[EXERCISE REQUIREMENTS] Look through the listing below for the line containing "Rebuild this chart as a Python". Copy it and each line after it up to and including the line containing "right_ticks = [0, 2, 4, 6, 8, 10, 12]", exactly, leaving out pictures.

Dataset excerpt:

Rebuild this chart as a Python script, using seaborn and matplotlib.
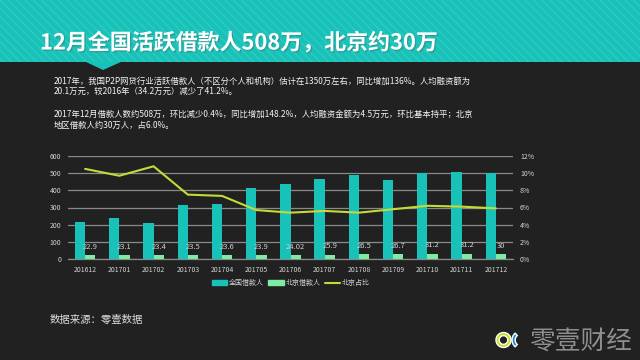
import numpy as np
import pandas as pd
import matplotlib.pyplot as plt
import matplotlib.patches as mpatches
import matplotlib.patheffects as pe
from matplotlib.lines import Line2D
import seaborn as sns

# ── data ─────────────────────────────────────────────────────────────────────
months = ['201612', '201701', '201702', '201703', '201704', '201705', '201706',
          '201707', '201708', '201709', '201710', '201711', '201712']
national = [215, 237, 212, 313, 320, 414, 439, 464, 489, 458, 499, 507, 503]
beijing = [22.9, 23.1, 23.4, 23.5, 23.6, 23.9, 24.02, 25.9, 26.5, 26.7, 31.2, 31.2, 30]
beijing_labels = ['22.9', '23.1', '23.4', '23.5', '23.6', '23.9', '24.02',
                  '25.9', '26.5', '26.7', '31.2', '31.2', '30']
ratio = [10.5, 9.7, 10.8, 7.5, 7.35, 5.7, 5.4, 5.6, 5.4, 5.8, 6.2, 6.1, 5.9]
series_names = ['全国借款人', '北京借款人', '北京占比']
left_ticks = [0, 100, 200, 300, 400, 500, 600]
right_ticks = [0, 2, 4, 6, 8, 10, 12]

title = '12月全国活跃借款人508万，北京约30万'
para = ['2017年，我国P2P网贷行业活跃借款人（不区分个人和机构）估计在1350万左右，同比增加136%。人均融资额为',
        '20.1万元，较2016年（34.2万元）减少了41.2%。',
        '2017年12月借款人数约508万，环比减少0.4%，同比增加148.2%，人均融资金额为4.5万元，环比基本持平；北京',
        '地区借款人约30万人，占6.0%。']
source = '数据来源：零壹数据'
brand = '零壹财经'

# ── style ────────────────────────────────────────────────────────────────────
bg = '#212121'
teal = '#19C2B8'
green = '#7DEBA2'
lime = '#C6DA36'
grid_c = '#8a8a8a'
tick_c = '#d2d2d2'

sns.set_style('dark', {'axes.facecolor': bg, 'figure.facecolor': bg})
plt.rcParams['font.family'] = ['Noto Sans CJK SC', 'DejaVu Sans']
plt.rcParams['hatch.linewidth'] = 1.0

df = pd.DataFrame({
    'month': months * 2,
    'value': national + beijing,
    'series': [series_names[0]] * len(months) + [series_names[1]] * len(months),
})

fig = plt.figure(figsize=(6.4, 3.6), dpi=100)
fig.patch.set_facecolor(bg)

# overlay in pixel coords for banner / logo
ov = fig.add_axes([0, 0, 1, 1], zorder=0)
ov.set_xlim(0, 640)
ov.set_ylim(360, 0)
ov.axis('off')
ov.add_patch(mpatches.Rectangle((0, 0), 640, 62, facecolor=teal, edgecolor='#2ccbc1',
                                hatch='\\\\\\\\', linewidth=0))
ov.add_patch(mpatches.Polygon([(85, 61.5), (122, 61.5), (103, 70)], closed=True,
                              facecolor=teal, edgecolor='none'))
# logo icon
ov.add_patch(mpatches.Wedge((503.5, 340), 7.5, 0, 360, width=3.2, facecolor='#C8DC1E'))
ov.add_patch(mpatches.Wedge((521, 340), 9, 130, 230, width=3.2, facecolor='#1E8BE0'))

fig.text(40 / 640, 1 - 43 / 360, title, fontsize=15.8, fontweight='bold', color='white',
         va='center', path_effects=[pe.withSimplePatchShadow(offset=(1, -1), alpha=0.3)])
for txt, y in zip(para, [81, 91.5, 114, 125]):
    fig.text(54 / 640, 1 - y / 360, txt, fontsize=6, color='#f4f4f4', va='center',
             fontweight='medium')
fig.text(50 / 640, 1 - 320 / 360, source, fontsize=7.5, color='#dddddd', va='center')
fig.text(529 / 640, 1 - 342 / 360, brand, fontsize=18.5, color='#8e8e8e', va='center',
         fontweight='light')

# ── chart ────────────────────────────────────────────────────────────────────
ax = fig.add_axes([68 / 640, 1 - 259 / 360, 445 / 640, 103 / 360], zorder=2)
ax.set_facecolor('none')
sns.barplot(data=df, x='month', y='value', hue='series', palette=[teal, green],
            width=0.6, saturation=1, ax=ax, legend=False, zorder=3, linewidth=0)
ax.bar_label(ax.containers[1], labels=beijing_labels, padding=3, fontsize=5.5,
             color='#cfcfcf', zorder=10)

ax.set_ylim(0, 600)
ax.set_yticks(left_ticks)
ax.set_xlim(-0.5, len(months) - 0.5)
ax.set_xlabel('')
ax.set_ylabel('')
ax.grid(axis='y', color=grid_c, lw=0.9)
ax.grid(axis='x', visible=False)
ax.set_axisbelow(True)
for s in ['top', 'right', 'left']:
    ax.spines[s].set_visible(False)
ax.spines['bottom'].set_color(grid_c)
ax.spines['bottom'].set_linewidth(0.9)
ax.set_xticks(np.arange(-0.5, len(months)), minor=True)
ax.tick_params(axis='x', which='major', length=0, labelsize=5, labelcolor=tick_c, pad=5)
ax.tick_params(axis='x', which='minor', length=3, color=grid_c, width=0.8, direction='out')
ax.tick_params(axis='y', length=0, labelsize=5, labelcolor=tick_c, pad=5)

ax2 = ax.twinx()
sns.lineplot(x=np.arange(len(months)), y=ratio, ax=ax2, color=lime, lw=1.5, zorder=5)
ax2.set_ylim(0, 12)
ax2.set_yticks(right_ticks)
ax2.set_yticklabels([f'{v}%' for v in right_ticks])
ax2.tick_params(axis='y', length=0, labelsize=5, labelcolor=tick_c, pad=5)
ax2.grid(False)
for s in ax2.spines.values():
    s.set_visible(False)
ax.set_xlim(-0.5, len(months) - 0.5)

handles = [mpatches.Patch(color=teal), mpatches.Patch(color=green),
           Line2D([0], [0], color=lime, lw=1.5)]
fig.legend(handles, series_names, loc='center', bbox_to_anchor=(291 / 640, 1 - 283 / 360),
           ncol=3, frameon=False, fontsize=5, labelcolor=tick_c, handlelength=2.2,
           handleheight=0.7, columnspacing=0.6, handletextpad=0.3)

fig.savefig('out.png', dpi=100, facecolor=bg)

==

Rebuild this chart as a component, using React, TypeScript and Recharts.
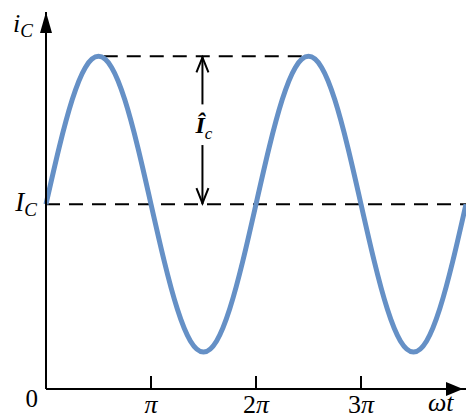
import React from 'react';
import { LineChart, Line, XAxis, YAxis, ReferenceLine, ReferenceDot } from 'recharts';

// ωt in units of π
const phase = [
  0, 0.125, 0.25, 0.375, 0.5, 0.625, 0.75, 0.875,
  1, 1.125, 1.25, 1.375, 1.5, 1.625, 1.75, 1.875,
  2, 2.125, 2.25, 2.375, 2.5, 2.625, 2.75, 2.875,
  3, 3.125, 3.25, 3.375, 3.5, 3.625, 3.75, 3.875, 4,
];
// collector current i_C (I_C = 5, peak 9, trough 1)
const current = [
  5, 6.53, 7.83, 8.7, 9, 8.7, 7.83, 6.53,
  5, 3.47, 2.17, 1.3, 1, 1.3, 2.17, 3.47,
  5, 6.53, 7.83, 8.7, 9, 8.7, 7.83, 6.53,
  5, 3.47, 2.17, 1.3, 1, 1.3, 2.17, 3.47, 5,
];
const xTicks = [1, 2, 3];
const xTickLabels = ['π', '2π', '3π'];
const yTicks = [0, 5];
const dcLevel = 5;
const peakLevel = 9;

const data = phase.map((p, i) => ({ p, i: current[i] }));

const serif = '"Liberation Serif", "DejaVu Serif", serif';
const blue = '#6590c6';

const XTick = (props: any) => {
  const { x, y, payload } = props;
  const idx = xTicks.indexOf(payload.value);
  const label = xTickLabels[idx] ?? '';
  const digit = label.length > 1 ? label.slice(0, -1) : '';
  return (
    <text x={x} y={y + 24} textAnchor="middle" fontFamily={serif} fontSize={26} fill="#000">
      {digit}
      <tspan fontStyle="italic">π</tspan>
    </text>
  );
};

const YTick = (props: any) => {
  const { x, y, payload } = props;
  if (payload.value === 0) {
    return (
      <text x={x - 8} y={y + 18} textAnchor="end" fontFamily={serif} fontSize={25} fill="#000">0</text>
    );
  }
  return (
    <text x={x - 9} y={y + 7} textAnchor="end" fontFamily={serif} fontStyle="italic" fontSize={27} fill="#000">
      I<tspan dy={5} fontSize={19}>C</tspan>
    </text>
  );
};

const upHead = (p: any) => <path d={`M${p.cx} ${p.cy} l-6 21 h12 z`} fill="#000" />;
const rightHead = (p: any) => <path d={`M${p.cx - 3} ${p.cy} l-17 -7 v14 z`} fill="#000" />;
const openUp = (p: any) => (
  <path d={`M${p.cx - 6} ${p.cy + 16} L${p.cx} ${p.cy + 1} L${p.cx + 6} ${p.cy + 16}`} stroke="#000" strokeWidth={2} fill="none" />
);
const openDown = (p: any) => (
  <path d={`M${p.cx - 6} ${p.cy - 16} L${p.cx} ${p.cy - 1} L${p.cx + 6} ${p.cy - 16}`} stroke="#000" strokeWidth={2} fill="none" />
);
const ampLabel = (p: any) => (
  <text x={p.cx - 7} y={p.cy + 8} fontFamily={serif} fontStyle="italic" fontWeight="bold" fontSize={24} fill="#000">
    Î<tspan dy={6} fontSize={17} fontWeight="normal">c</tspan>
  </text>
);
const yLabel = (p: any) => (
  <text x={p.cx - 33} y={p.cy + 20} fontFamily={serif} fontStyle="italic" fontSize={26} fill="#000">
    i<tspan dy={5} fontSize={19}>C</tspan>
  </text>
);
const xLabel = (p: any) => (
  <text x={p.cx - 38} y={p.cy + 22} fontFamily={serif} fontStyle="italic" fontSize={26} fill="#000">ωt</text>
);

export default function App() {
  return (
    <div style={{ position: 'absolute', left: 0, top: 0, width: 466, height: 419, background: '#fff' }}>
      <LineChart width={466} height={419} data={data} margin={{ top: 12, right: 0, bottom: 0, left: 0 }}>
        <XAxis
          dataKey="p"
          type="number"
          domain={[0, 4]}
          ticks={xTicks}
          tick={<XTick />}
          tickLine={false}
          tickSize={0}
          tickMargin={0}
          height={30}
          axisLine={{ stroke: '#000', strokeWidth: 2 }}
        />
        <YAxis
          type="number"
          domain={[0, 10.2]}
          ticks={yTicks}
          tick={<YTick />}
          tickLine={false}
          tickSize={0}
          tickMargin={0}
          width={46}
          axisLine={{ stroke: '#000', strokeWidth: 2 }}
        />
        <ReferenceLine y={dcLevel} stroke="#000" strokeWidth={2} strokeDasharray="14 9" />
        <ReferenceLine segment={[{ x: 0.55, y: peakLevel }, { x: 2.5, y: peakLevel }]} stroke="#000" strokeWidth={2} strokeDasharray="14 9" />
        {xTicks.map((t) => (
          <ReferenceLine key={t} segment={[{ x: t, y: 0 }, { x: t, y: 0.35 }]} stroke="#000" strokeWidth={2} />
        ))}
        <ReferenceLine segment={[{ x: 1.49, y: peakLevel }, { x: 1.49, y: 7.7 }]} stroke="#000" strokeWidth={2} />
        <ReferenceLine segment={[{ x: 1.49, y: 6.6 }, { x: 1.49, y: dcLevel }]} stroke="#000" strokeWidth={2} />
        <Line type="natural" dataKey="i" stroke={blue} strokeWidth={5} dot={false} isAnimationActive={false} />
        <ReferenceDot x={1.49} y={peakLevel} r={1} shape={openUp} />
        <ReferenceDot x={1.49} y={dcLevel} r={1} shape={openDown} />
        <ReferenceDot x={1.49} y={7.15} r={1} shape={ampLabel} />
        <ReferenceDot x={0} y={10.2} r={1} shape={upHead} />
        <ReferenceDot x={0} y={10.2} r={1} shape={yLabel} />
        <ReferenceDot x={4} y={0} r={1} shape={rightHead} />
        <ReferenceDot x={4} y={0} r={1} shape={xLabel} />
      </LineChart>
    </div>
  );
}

* * *

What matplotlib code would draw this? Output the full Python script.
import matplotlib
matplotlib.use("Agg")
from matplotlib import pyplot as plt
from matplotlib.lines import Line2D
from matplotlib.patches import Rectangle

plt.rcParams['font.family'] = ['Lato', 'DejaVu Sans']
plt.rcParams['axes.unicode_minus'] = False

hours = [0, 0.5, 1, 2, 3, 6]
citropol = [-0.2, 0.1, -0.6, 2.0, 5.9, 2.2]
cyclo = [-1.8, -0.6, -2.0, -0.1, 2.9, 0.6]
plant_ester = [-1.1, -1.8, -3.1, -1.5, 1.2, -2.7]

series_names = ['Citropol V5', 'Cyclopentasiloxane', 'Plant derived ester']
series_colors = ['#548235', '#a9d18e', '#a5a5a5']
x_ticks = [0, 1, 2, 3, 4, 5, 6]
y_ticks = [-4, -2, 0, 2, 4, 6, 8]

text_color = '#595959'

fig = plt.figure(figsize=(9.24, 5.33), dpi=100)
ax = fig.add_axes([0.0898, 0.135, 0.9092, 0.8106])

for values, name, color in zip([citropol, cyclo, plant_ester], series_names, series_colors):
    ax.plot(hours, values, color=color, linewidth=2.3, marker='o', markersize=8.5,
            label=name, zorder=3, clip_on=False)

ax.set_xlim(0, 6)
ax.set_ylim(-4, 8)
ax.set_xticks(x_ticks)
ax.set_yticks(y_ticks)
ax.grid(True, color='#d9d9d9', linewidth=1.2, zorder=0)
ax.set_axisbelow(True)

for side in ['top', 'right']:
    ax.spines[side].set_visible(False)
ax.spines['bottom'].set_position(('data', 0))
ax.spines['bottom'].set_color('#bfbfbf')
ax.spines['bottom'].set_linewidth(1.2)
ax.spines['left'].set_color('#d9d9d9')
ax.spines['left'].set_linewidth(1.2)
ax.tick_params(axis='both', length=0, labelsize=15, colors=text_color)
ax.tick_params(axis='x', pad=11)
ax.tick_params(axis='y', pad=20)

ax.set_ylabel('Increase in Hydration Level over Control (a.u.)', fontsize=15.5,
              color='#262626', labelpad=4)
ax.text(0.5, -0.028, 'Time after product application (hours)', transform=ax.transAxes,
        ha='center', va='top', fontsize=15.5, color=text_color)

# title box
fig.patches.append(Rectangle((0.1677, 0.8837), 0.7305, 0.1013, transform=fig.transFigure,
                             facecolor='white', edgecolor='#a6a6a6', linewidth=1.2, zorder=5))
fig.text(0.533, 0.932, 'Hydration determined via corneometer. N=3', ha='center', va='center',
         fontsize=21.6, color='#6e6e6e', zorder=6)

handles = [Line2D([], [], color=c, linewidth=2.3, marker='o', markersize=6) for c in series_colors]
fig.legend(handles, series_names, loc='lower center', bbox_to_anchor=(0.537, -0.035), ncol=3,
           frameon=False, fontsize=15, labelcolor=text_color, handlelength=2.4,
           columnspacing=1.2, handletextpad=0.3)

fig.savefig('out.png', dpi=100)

[FULL ANSWER]
Rebuild this chart as a Python script, using seaborn and matplotlib.
import numpy as np
import pandas as pd
import matplotlib.pyplot as plt
import matplotlib.patches as mpatches
import matplotlib.patheffects as pe
from matplotlib.lines import Line2D
import seaborn as sns

# ── data ─────────────────────────────────────────────────────────────────────
months = ['201612', '201701', '201702', '201703', '201704', '201705', '201706',
          '201707', '201708', '201709', '201710', '201711', '201712']
national = [215, 237, 212, 313, 320, 414, 439, 464, 489, 458, 499, 507, 503]
beijing = [22.9, 23.1, 23.4, 23.5, 23.6, 23.9, 24.02, 25.9, 26.5, 26.7, 31.2, 31.2, 30]
beijing_labels = ['22.9', '23.1', '23.4', '23.5', '23.6', '23.9', '24.02',
                  '25.9', '26.5', '26.7', '31.2', '31.2', '30']
ratio = [10.5, 9.7, 10.8, 7.5, 7.35, 5.7, 5.4, 5.6, 5.4, 5.8, 6.2, 6.1, 5.9]
series_names = ['全国借款人', '北京借款人', '北京占比']
left_ticks = [0, 100, 200, 300, 400, 500, 600]
right_ticks = [0, 2, 4, 6, 8, 10, 12]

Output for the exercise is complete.